(Data records)
§
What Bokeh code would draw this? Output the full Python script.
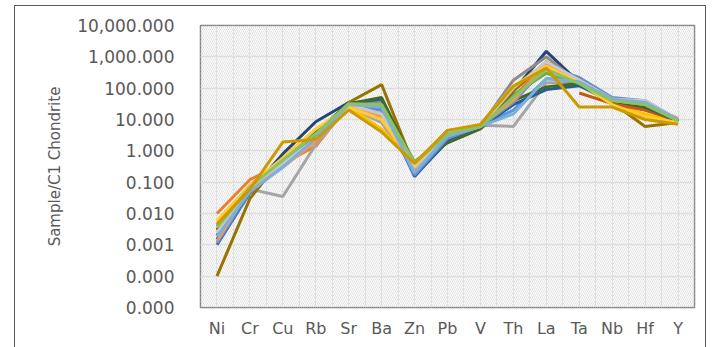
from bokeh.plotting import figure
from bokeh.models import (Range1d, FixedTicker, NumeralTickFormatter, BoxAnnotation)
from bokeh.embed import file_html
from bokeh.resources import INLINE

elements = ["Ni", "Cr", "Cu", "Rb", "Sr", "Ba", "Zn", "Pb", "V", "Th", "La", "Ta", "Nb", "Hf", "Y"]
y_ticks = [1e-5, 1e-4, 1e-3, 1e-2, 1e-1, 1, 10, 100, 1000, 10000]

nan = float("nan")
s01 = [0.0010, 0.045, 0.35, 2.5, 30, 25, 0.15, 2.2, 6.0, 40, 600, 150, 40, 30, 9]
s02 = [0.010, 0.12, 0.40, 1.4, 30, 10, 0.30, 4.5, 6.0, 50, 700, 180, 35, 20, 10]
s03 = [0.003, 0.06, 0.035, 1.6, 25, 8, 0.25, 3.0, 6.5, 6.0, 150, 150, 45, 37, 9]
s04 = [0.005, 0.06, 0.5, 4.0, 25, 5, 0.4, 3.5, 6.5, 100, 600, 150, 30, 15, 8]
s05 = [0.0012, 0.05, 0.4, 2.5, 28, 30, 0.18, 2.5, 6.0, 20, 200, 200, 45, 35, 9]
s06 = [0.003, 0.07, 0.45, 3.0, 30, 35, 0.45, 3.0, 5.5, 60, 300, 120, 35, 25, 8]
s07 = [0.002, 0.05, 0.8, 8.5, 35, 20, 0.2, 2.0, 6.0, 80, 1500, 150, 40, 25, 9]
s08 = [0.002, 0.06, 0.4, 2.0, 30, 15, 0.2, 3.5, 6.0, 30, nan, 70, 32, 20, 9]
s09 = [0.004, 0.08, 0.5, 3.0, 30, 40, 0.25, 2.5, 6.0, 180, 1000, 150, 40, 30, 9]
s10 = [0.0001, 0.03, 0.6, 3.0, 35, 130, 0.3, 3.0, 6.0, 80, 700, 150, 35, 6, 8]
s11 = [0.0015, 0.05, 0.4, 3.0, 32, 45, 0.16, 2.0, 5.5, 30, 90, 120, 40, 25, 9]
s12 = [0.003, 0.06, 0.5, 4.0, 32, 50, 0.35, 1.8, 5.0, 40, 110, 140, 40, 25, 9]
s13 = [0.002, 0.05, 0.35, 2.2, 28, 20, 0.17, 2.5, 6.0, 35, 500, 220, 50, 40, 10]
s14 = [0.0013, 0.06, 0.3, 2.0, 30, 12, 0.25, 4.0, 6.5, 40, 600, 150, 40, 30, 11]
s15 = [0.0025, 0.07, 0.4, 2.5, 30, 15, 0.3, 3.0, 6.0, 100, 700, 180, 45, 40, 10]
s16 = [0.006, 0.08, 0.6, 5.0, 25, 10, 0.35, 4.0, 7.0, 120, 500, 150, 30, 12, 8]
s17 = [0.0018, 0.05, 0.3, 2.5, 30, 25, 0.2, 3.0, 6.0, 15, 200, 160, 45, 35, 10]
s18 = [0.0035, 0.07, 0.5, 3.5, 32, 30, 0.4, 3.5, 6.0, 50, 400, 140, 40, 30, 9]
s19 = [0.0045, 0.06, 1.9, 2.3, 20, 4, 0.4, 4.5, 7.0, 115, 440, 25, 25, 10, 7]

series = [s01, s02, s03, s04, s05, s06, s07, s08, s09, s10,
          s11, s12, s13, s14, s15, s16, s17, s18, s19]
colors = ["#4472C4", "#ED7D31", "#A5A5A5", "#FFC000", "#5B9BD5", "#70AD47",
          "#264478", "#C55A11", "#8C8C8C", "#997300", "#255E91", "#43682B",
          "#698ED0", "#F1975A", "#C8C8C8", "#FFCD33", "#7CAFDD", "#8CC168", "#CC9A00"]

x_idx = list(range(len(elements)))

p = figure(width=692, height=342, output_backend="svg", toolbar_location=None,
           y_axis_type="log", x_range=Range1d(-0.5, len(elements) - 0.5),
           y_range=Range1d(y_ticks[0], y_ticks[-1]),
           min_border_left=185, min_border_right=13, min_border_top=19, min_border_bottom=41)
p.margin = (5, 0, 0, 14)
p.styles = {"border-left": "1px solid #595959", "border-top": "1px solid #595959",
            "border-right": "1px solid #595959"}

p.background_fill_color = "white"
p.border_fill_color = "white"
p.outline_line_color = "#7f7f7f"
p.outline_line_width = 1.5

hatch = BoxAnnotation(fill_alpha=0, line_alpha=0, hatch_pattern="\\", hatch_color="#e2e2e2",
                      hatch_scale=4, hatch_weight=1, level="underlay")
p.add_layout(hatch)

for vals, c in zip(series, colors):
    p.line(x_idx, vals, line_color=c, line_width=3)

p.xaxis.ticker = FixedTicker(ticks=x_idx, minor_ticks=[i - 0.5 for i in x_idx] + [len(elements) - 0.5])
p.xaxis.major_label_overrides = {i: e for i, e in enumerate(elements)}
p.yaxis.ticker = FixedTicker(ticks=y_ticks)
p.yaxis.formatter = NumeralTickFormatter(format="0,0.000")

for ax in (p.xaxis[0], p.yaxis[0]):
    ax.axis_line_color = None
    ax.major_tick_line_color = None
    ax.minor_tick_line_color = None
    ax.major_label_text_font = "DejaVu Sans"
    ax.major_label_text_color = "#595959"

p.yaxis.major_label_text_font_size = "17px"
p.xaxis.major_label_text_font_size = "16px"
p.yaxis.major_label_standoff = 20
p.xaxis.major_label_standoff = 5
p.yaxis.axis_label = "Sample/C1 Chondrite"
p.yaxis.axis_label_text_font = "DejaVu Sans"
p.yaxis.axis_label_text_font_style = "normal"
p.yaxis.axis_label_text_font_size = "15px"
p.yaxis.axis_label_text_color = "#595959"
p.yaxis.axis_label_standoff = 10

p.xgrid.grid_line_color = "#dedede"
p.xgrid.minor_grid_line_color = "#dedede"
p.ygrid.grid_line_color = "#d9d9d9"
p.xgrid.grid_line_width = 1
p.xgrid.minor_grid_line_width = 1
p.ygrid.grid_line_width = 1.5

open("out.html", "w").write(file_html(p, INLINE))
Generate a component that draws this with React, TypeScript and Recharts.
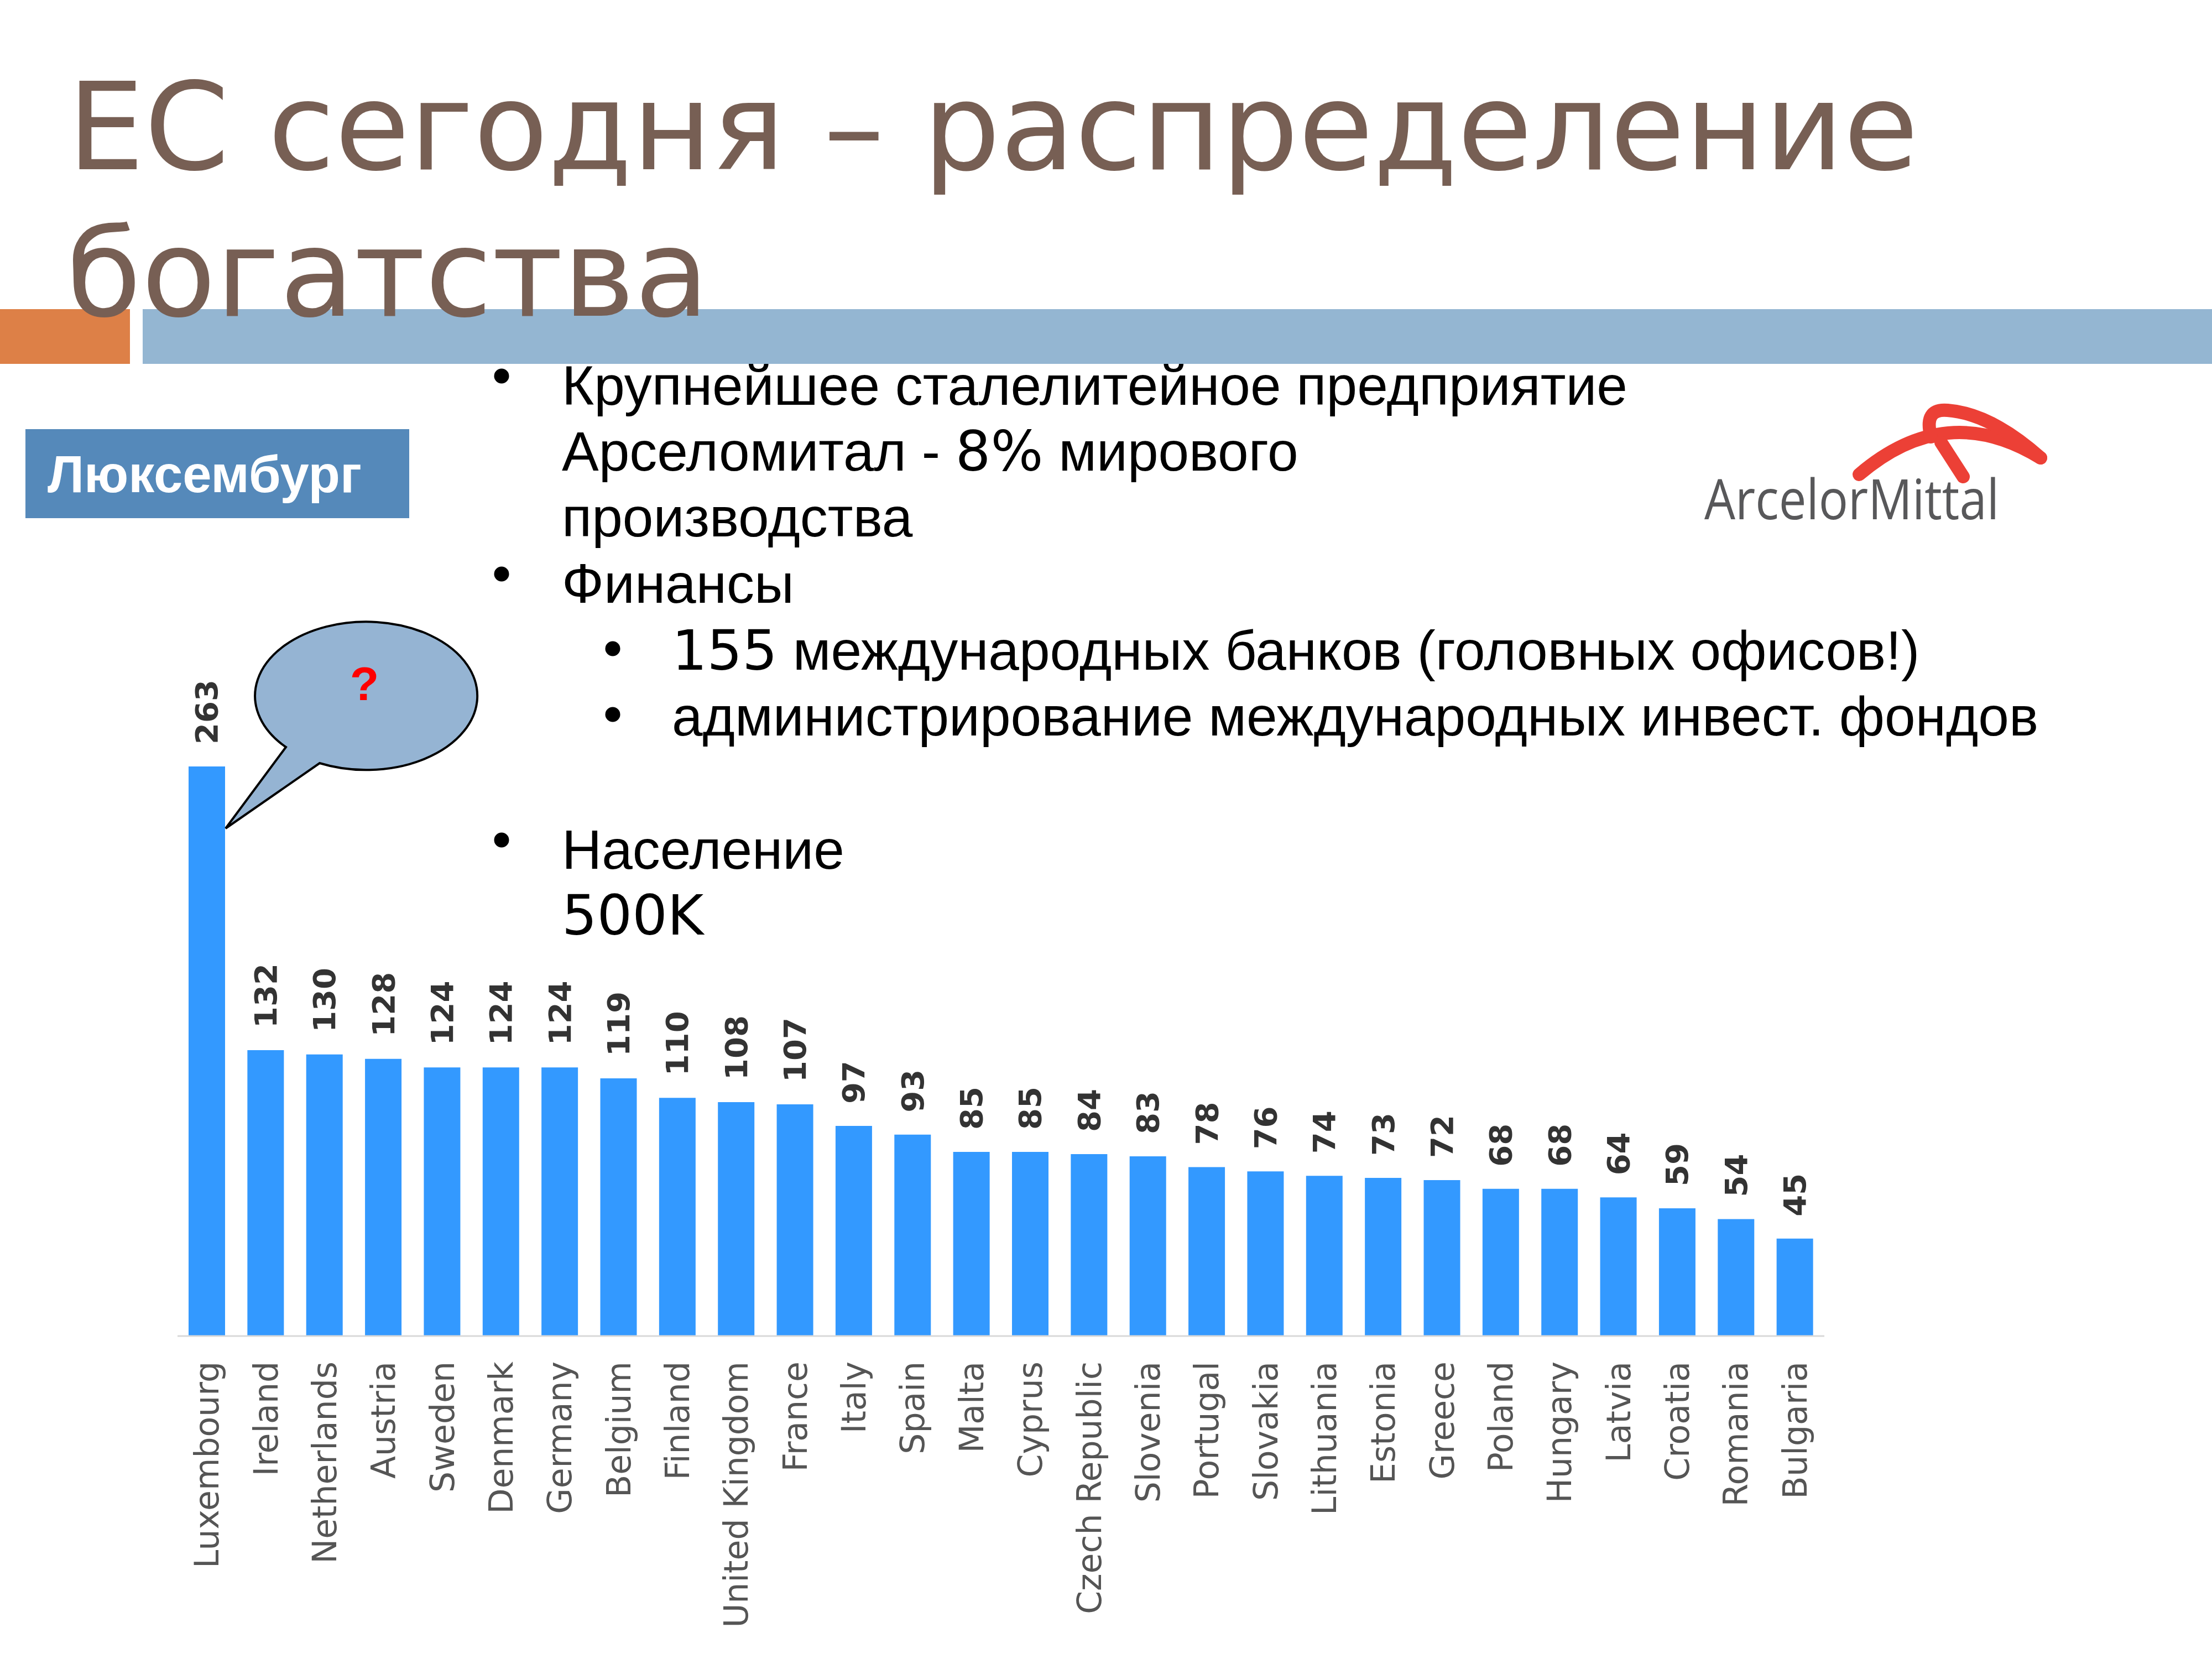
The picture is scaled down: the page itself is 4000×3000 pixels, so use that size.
§
Description of the task:
Except for the pictures, print the data above exactly.

Final result:
What Bokeh code would draw this? Output the full Python script.
from bokeh.plotting import figure
from bokeh.models import (Range1d, FixedTicker, NumeralTickFormatter, BoxAnnotation)
from bokeh.embed import file_html
from bokeh.resources import INLINE

elements = ["Ni", "Cr", "Cu", "Rb", "Sr", "Ba", "Zn", "Pb", "V", "Th", "La", "Ta", "Nb", "Hf", "Y"]
y_ticks = [1e-5, 1e-4, 1e-3, 1e-2, 1e-1, 1, 10, 100, 1000, 10000]

nan = float("nan")
s01 = [0.0010, 0.045, 0.35, 2.5, 30, 25, 0.15, 2.2, 6.0, 40, 600, 150, 40, 30, 9]
s02 = [0.010, 0.12, 0.40, 1.4, 30, 10, 0.30, 4.5, 6.0, 50, 700, 180, 35, 20, 10]
s03 = [0.003, 0.06, 0.035, 1.6, 25, 8, 0.25, 3.0, 6.5, 6.0, 150, 150, 45, 37, 9]
s04 = [0.005, 0.06, 0.5, 4.0, 25, 5, 0.4, 3.5, 6.5, 100, 600, 150, 30, 15, 8]
s05 = [0.0012, 0.05, 0.4, 2.5, 28, 30, 0.18, 2.5, 6.0, 20, 200, 200, 45, 35, 9]
s06 = [0.003, 0.07, 0.45, 3.0, 30, 35, 0.45, 3.0, 5.5, 60, 300, 120, 35, 25, 8]
s07 = [0.002, 0.05, 0.8, 8.5, 35, 20, 0.2, 2.0, 6.0, 80, 1500, 150, 40, 25, 9]
s08 = [0.002, 0.06, 0.4, 2.0, 30, 15, 0.2, 3.5, 6.0, 30, nan, 70, 32, 20, 9]
s09 = [0.004, 0.08, 0.5, 3.0, 30, 40, 0.25, 2.5, 6.0, 180, 1000, 150, 40, 30, 9]
s10 = [0.0001, 0.03, 0.6, 3.0, 35, 130, 0.3, 3.0, 6.0, 80, 700, 150, 35, 6, 8]
s11 = [0.0015, 0.05, 0.4, 3.0, 32, 45, 0.16, 2.0, 5.5, 30, 90, 120, 40, 25, 9]
s12 = [0.003, 0.06, 0.5, 4.0, 32, 50, 0.35, 1.8, 5.0, 40, 110, 140, 40, 25, 9]
s13 = [0.002, 0.05, 0.35, 2.2, 28, 20, 0.17, 2.5, 6.0, 35, 500, 220, 50, 40, 10]
s14 = [0.0013, 0.06, 0.3, 2.0, 30, 12, 0.25, 4.0, 6.5, 40, 600, 150, 40, 30, 11]
s15 = [0.0025, 0.07, 0.4, 2.5, 30, 15, 0.3, 3.0, 6.0, 100, 700, 180, 45, 40, 10]
s16 = [0.006, 0.08, 0.6, 5.0, 25, 10, 0.35, 4.0, 7.0, 120, 500, 150, 30, 12, 8]
s17 = [0.0018, 0.05, 0.3, 2.5, 30, 25, 0.2, 3.0, 6.0, 15, 200, 160, 45, 35, 10]
s18 = [0.0035, 0.07, 0.5, 3.5, 32, 30, 0.4, 3.5, 6.0, 50, 400, 140, 40, 30, 9]
s19 = [0.0045, 0.06, 1.9, 2.3, 20, 4, 0.4, 4.5, 7.0, 115, 440, 25, 25, 10, 7]

series = [s01, s02, s03, s04, s05, s06, s07, s08, s09, s10,
          s11, s12, s13, s14, s15, s16, s17, s18, s19]
colors = ["#4472C4", "#ED7D31", "#A5A5A5", "#FFC000", "#5B9BD5", "#70AD47",
          "#264478", "#C55A11", "#8C8C8C", "#997300", "#255E91", "#43682B",
          "#698ED0", "#F1975A", "#C8C8C8", "#FFCD33", "#7CAFDD", "#8CC168", "#CC9A00"]

x_idx = list(range(len(elements)))

p = figure(width=692, height=342, output_backend="svg", toolbar_location=None,
           y_axis_type="log", x_range=Range1d(-0.5, len(elements) - 0.5),
           y_range=Range1d(y_ticks[0], y_ticks[-1]),
           min_border_left=185, min_border_right=13, min_border_top=19, min_border_bottom=41)
p.margin = (5, 0, 0, 14)
p.styles = {"border-left": "1px solid #595959", "border-top": "1px solid #595959",
            "border-right": "1px solid #595959"}

p.background_fill_color = "white"
p.border_fill_color = "white"
p.outline_line_color = "#7f7f7f"
p.outline_line_width = 1.5

hatch = BoxAnnotation(fill_alpha=0, line_alpha=0, hatch_pattern="\\", hatch_color="#e2e2e2",
                      hatch_scale=4, hatch_weight=1, level="underlay")
p.add_layout(hatch)

for vals, c in zip(series, colors):
    p.line(x_idx, vals, line_color=c, line_width=3)

p.xaxis.ticker = FixedTicker(ticks=x_idx, minor_ticks=[i - 0.5 for i in x_idx] + [len(elements) - 0.5])
p.xaxis.major_label_overrides = {i: e for i, e in enumerate(elements)}
p.yaxis.ticker = FixedTicker(ticks=y_ticks)
p.yaxis.formatter = NumeralTickFormatter(format="0,0.000")

for ax in (p.xaxis[0], p.yaxis[0]):
    ax.axis_line_color = None
    ax.major_tick_line_color = None
    ax.minor_tick_line_color = None
    ax.major_label_text_font = "DejaVu Sans"
    ax.major_label_text_color = "#595959"

p.yaxis.major_label_text_font_size = "17px"
p.xaxis.major_label_text_font_size = "16px"
p.yaxis.major_label_standoff = 20
p.xaxis.major_label_standoff = 5
p.yaxis.axis_label = "Sample/C1 Chondrite"
p.yaxis.axis_label_text_font = "DejaVu Sans"
p.yaxis.axis_label_text_font_style = "normal"
p.yaxis.axis_label_text_font_size = "15px"
p.yaxis.axis_label_text_color = "#595959"
p.yaxis.axis_label_standoff = 10

p.xgrid.grid_line_color = "#dedede"
p.xgrid.minor_grid_line_color = "#dedede"
p.ygrid.grid_line_color = "#d9d9d9"
p.xgrid.grid_line_width = 1
p.xgrid.minor_grid_line_width = 1
p.ygrid.grid_line_width = 1.5

open("out.html", "w").write(file_html(p, INLINE))
Generate a component that draws this with React, TypeScript and Recharts.
The picture is scaled down: the page itself is 4000×3000 pixels, so use that size.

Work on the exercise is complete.